未曾有の大災害により、医療現場も混乱しています。
私も大震災の時はちょうど病院の上のほうにいたのですが、恐ろしいくらいゆれました。
過去経験したことがないほどの揺れで、これはとんでもないと思うと同時に、少なくともここが地震の直下であれば、大事にはならんだろうと思っていたのですが。実際はもっと遠く離れた場所で、起こっていました。
病院は、患者さんの物が散乱したり、車椅子が倒れたりする程度で、命には別状なかったです。
ここ数日は、テレビで報道されているように、被災地近辺の病院から、重症患者を受け入れていました。
自衛隊のヘリコプターで、重症患者が運ばれてきました。
救急車は、スピードを出しつつも、患者に余計な振動がかからないように、再三の注意を払って走行しているのですが、自衛隊のヘリコプターも、全く振動がないように見事な着地でした。そして患者を搬送した後は、次の患者を運ぶために飛び立っていきました。その患者は、救急車で、万が一何かあったときのために消防車も待機していました。
未曾有の大災害が起こったときに、自衛隊、救急隊、消防隊が、迅速かつ完璧なチームワークを発揮していることに、本当に感動すると同時に、その襷を、自分が絶つわけにはいかないという想いが強く働き、全力で加療にあたりました。

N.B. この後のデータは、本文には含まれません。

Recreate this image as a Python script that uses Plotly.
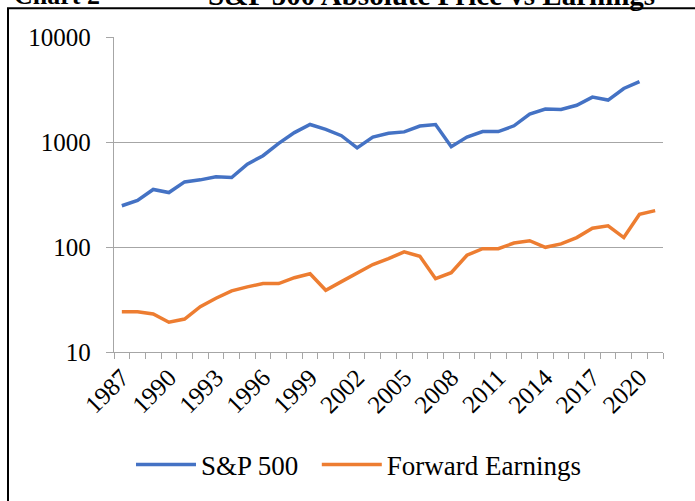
import plotly.graph_objects as go

# Year-end S&P 500 level and forward earnings
years = list(range(1987, 2022))
sp500 = [
    247, 278, 353, 330, 417, 436, 467, 459, 616, 741,
    970, 1229, 1469, 1320, 1148, 880, 1112, 1212, 1248, 1418,
    1468, 903, 1115, 1258, 1258, 1426, 1848, 2059, 2044, 2239,
    2674, 2507, 3231, 3756,
]
fwd_earnings = [
    24.2, 24.2, 23.0, 19.2, 20.6, 27.0, 32.5, 38.2, 41.7, 44.8,
    44.8, 51.0, 55.6, 38.7, 46.8, 56.9, 68.1, 77.6, 89.8, 81.7,
    49.9, 56.9, 83.5, 96.4, 96.4, 109, 114.8, 99.3, 107, 123,
    151, 159, 123, 205, 222,
]
label_years = [1987, 1990, 1993, 1996, 1999, 2002, 2005, 2008, 2011, 2014, 2017, 2020]
y_ticks = [10, 100, 1000, 10000]

SERIF = "Liberation Serif, Times New Roman, serif"
GRID = "#a6a6a6"
BLUE = "#4472c4"
ORANGE = "#ed7d31"

fig = go.Figure()
fig.add_trace(go.Scatter(
    x=years[:len(sp500)], y=sp500, mode="lines",
    name="S&P 500\u00a0\u00a0",  # padding widens the gap to the next entry
    line=dict(color=BLUE, width=3.5),
))
fig.add_trace(go.Scatter(
    x=years, y=fwd_earnings, mode="lines", name="Forward Earnings",
    line=dict(color=ORANGE, width=3.5),
))

# plot area: x 114..663 px, y 37..355 px
W, H = 695, 501
L, R, T, B = 114, 32, 37, 146
pw, ph = W - L - R, H - T - B


def px_x(p):
    return (p - L) / pw


def px_y(p):
    return (H - B - p) / ph


# outer frame of the document figure (runs past the bottom/right edges)
fig.add_shape(
    type="rect", xref="paper", yref="paper",
    x0=px_x(8), x1=px_x(760), y0=px_y(560), y1=px_y(8),
    line=dict(color="black", width=2), fillcolor="rgba(0,0,0,0)",
)

# title line, mostly cut off by the top of the crop
fig.add_annotation(
    text="<b>Chart 2</b>", xref="paper", yref="paper",
    x=px_x(12), y=px_y(12), xanchor="left", yanchor="bottom",
    showarrow=False, font=dict(family=SERIF, size=26, color="black"),
)
fig.add_annotation(
    text="<b>S&P 500 Absolute Price vs Earnings</b>", xref="paper", yref="paper",
    x=px_x(206), y=px_y(13), xanchor="left", yanchor="bottom",
    showarrow=False, font=dict(family=SERIF, size=29, color="black"),
)

fig.update_layout(
    width=W, height=H,
    margin=dict(l=L, r=R, t=T, b=B),
    paper_bgcolor="white",
    plot_bgcolor="white",
    font=dict(family=SERIF, size=25, color="black"),
    legend=dict(
        orientation="h", x=px_x(131), y=px_y(469),
        xanchor="left", yanchor="middle",
        font=dict(family=SERIF, size=27, color="black"),
        itemwidth=60, bgcolor="rgba(0,0,0,0)",
    ),
    xaxis=dict(
        range=[1986.5, 2021.5],
        tickvals=label_years, ticktext=[str(y) for y in label_years],
        tickangle=-45, ticks="", showgrid=False, zeroline=False,
        showline=True, linecolor=GRID, linewidth=1.3,
        minor=dict(tick0=1986.5, dtick=1, ticks="outside", ticklen=6,
                   tickcolor=GRID, tickwidth=1.3, showgrid=False),
        tickfont=dict(family=SERIF, size=25),
    ),
    yaxis=dict(
        type="log", range=[1, 4],
        tickvals=y_ticks, ticktext=[str(v) for v in y_ticks],
        ticks="outside", ticklen=7, tickcolor=GRID, tickwidth=1.3,
        showgrid=True, gridcolor=GRID, gridwidth=1.3,
        showline=True, linecolor=GRID, linewidth=1.3,
        ticklabelstandoff=10,
        tickfont=dict(family=SERIF, size=25),
    ),
)

# drop the browser's default 8px body margin so the figure sits at (0, 0)
fig.write_html(
    "out.html",
    config={"displayModeBar": False},
    post_script="document.body.style.margin='0';",
)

そして今、震災の影響は遠く離れたこちらの病院にも影響が及んでいます。
点滴で使う薬剤の工場は、東北地方にあるのです。
医療資源が足りない、というのは被災地だけでなく、日本全国に及んでいます。
しかしながら、被災地近辺の病院がどれほど大変な思いをしているかと思うと、気が気ではありません。
助け合う、ということを、日本という1つの国全体でやらなければいけない
出来ることを、実際に「行動」にうつしていきたい。
亡くなった方のご冥福をお祈りします。
今から助けられる方のために、どうかご支援を。